> **AIM OF THE TASK**: The lines from the top of the material through the line with "bank_elevation = [22.10, 21.66]" are to be set down exactly. Leave the pictures out.

> **DATA LINES**:
--------------------------------

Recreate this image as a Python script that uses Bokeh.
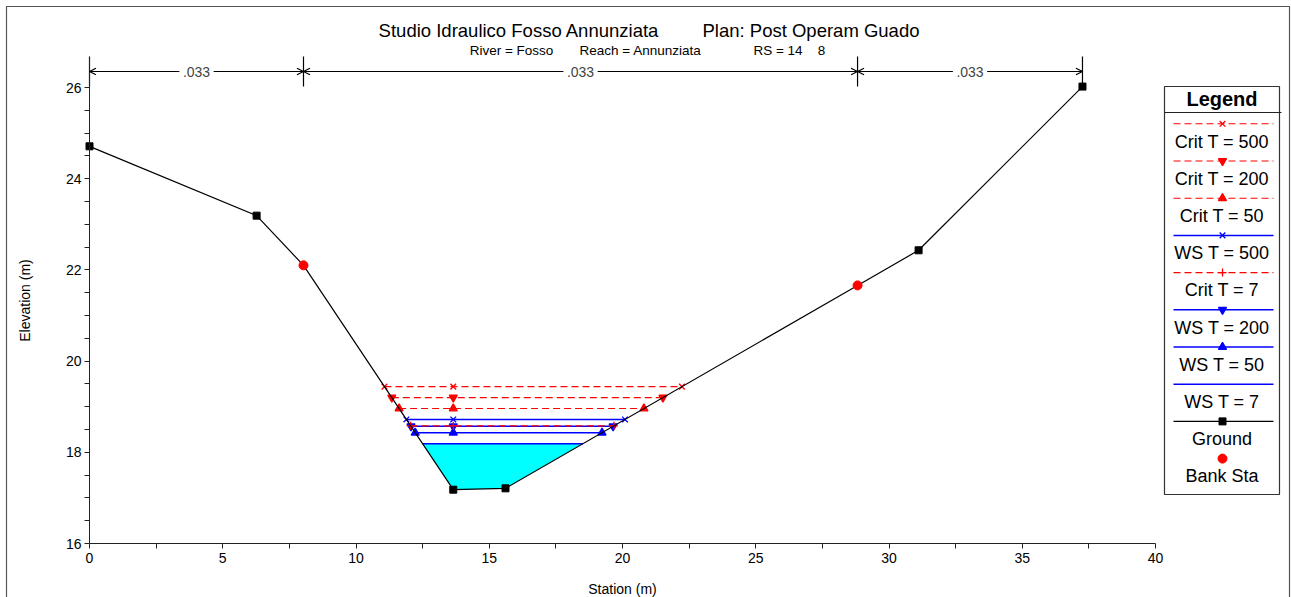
import numpy as np
from bokeh.plotting import figure
from bokeh.models import (Range1d, LinearAxis, FixedTicker, ColumnDataSource,
                          Arrow, OpenHead, LabelSet)
from bokeh.core.properties import value
from bokeh.embed import file_html
from bokeh.resources import INLINE

# ---------------- data ----------------
station = [0.0, 6.27, 8.03, 13.65, 15.61, 28.82, 31.11, 37.26]
elevation = [24.71, 23.19, 22.10, 17.18, 17.21, 21.66, 22.43, 26.02]
bank_station = [8.03, 28.82]
bank_elevation = [22.10, 21.66]

profile_names = ["Crit T = 500", "Crit T = 200", "Crit T = 50", "WS T = 500",
                 "Crit T = 7", "WS T = 200", "WS T = 50", "WS T = 7"]
profile_levels = [19.44, 19.20, 18.96, 18.72, 18.58, 18.57, 18.43, 18.19]
marker_mid_station = 13.65

n_breaks = [0.0, 8.03, 28.82, 37.26]
n_values = [".033", ".033", ".033"]

x_ticks = [0, 5, 10, 15, 20, 25, 30, 35, 40]
y_ticks = [16, 18, 20, 22, 24, 26]

title_parts = ["Studio Idraulico Fosso Annunziata", "Plan: Post Operam Guado"]
subtitle_parts = ["River = Fosso", "Reach = Annunziata", "RS = 14", "8"]

# ---------------- styles ----------------
profile_markers = ["x", "inverted_triangle", "triangle", "x", "cross",
                   "inverted_triangle", "triangle", None]
FONT = value("Liberation Sans")
RED = "#FF0000"
BLUE = "#0000FF"

# ---------------- layout (page pixels) ----------------
W, H = 1291, 597
X0_PX, X40_PX = 89, 1155                          # station 0 / 40
Y16_PX, Y26_PX = 543, 87                          # elevation 16 / 26
AXIS_TOP_PX = 57
PXX = (X40_PX - X0_PX) / 40.0
PXY = (Y16_PX - Y26_PX) / 10.0

p = figure(width=W, height=H, output_backend="svg", toolbar_location=None,
           x_range=Range1d(-X0_PX / PXX, (W - X0_PX) / PXX),
           y_range=Range1d(16 - (H - Y16_PX) / PXY, 16 + Y16_PX / PXY),
           x_axis_type=None, y_axis_type=None,
           min_border_left=0, min_border_right=0, min_border_top=0, min_border_bottom=0)
p.outline_line_color = None
p.background_fill_color = "white"
p.border_fill_color = "white"
p.extra_x_ranges = {"px": Range1d(0, W)}
p.extra_y_ranges = {"py": Range1d(H, 0)}

# outer border of the picture
p.quad(left=[6], right=[1289], top=[6], bottom=[H + 20], x_range_name="px", y_range_name="py",
       fill_color=None, line_color="#555555", line_width=1.2)

# axes (fixed at station 0 / elevation 16)
x_minor = [(a + b) / 2 for a, b in zip(x_ticks[:-1], x_ticks[1:])]
y_minor = [float(v) for v in np.arange(16.5, 26.0, 0.5) if v not in y_ticks]
xaxis = LinearAxis(ticker=FixedTicker(ticks=x_ticks, minor_ticks=x_minor),
                   bounds=(0, 40), axis_label="Station (m)", fixed_location=16)
yaxis = LinearAxis(ticker=FixedTicker(ticks=y_ticks, minor_ticks=y_minor),
                   bounds=(16, 16 + (Y16_PX - AXIS_TOP_PX) / PXY),
                   axis_label="Elevation (m)", fixed_location=0)
for ax in (xaxis, yaxis):
    ax.axis_line_color = "#222222"
    ax.major_tick_line_color = "#222222"
    ax.minor_tick_line_color = "#222222"
    ax.major_tick_in = 0
    ax.minor_tick_in = 0
    ax.major_tick_out = 5
    ax.minor_tick_out = 5
    ax.major_label_text_font = "Liberation Sans"
    ax.major_label_text_font_size = "14px"
    ax.major_label_text_color = "black"
    ax.axis_label_text_font = "Liberation Sans"
    ax.axis_label_text_font_size = "14px"
    ax.axis_label_text_font_style = "normal"
    ax.axis_label_text_color = "black"
xaxis.major_label_standoff = 4
xaxis.axis_label_standoff = 15
yaxis.major_label_standoff = 3
yaxis.axis_label_standoff = 30
p.add_layout(xaxis, "below")
p.add_layout(yaxis, "left")


def crossings(level):
    xs = []
    for i in range(len(station) - 1):
        e0, e1 = elevation[i], elevation[i + 1]
        if (e0 - level) * (e1 - level) <= 0 and e0 != e1:
            xs.append(station[i] + (level - e0) * (station[i + 1] - station[i]) / (e1 - e0))
    return xs[0], xs[-1]


def prof_style(name):
    if name.startswith("Crit"):
        return dict(line_color=RED, line_dash="7 4", line_width=1.1)
    return dict(line_color=BLUE, line_width=1.5)


# water fill below the lowest water surface
ws7 = profile_levels[profile_names.index("WS T = 7")]
xl, xr = crossings(ws7)
fill_x = [xl] + [s for s, e in zip(station, elevation) if e < ws7] + [xr]
fill_y = [ws7] + [e for e in elevation if e < ws7] + [ws7]
p.patch(fill_x, fill_y, fill_color="#00FFFF", line_color=None)

# water surface / critical lines (draw lowest-priority first)
order = list(range(len(profile_names)))[::-1]
for i in order:
    name, lvl, mk = profile_names[i], profile_levels[i], profile_markers[i]
    a, b = crossings(lvl)
    st = prof_style(name)
    p.line([a, b], [lvl, lvl], **st)
    if mk:
        col = st["line_color"]
        p.scatter([a, marker_mid_station, b], [lvl, lvl, lvl], marker=mk, size=8,
                  line_color=col, fill_color=col, line_width=1.3)

# ground
p.line(station, elevation, line_color="black", line_width=1.2)
gx = [s for s in station if s not in bank_station]
gy = [e for s, e in zip(station, elevation) if s not in bank_station]
p.scatter(gx, gy, marker="square", size=7, color="black")
p.scatter(bank_station, bank_elevation, marker="circle", size=9, color=RED)

# Manning's n bar
p.segment(x0=n_breaks, y0=[56] * len(n_breaks), x1=n_breaks, y1=[86] * len(n_breaks),
          y_range_name="py", line_color="black", line_width=1.2)
nsrc = ColumnDataSource(dict(xs=n_breaks[:-1], xe=n_breaks[1:],
                             xm=[(a + b) / 2 for a, b in zip(n_breaks[:-1], n_breaks[1:])],
                             y=[71] * len(n_values), n=n_values))
p.add_layout(Arrow(start=OpenHead(size=6.5, line_width=1.2), end=OpenHead(size=6.5, line_width=1.2),
                   x_start="xs", x_end="xe", y_start="y", y_end="y", source=nsrc,
                   y_range_name="py", line_width=1, line_color="black"))
p.add_layout(LabelSet(x="xm", y="y", text="n", source=nsrc, y_range_name="py",
                      text_align="center", text_baseline="middle", text_font=FONT,
                      text_font_size="14px", background_fill_color="white",
                      border_line_color="white", border_line_width=7))

# titles
p.text(x=[518.5, 810.5], y=[29.5, 29.5], text=title_parts, x_range_name="px", y_range_name="py",
       text_align="center", text_baseline="alphabetic", text_font=FONT,
       text_font_size="18.5px", text_color="black")
p.text(x=[511, 640, 777.5, 821], y=[50] * 4, text=subtitle_parts, x_range_name="px",
       y_range_name="py", text_align="center", text_baseline="alphabetic", text_font=FONT,
       text_font_size="13.5px", text_color="black")

# legend (drawn in page-pixel coordinates)
LG_L, LG_R, LG_T, LG_B = 1164, 1279, 86, 494
LG_CX = (LG_L + LG_R) / 2
p.quad(left=[LG_L], right=[LG_R], top=[LG_T], bottom=[LG_B], x_range_name="px",
       y_range_name="py", fill_color="white", line_color="#333333", line_width=1.2)
p.segment(x0=[LG_L], y0=[112], x1=[LG_R + 2], y1=[112], x_range_name="px", y_range_name="py",
          line_color="#222222", line_width=1.2)
p.text(x=[LG_CX], y=[98], text=["Legend"], x_range_name="px", y_range_name="py",
       text_align="center", text_baseline="middle", text_font=FONT, text_font_size="20px",
       text_font_style="bold", text_color="black")
ROW0_LINE, ROW0_TEXT, ROW_STEP = 123.3, 141.0, 37.2
rows = profile_names + ["Ground", "Bank Sta"]
for i, name in enumerate(rows):
    ly = ROW0_LINE + ROW_STEP * i
    ty = ROW0_TEXT + ROW_STEP * i
    if name in profile_names:
        j = profile_names.index(name)
        st = prof_style(name)
        p.line([1173, 1273], [ly, ly], x_range_name="px", y_range_name="py", **st)
        if profile_markers[j]:
            col = st["line_color"]
            p.scatter([1222], [ly], marker=profile_markers[j], size=8, line_color=col,
                      fill_color=col, line_width=1.3, x_range_name="px", y_range_name="py")
    elif name == "Ground":
        p.line([1173, 1273], [ly, ly], x_range_name="px", y_range_name="py",
               line_color="black", line_width=1.2)
        p.scatter([1222], [ly], marker="square", size=7, color="black",
                  x_range_name="px", y_range_name="py")
    else:
        p.scatter([1222], [ly], marker="circle", size=9, color=RED,
                  x_range_name="px", y_range_name="py")
    p.text(x=[LG_CX], y=[ty], text=[name], x_range_name="px", y_range_name="py",
           text_align="center", text_baseline="middle", text_font=FONT,
           text_font_size="18px", text_color="black")

open("out.html", "w").write(file_html(p, INLINE))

--------------------------------

> **SOLUTION TO THIS TASK**:
Recreate this image as a Python script that uses Bokeh.
import numpy as np
from bokeh.plotting import figure
from bokeh.models import (Range1d, LinearAxis, FixedTicker, ColumnDataSource,
                          Arrow, OpenHead, LabelSet)
from bokeh.core.properties import value
from bokeh.embed import file_html
from bokeh.resources import INLINE

# ---------------- data ----------------
station = [0.0, 6.27, 8.03, 13.65, 15.61, 28.82, 31.11, 37.26]
elevation = [24.71, 23.19, 22.10, 17.18, 17.21, 21.66, 22.43, 26.02]
bank_station = [8.03, 28.82]
bank_elevation = [22.10, 21.66]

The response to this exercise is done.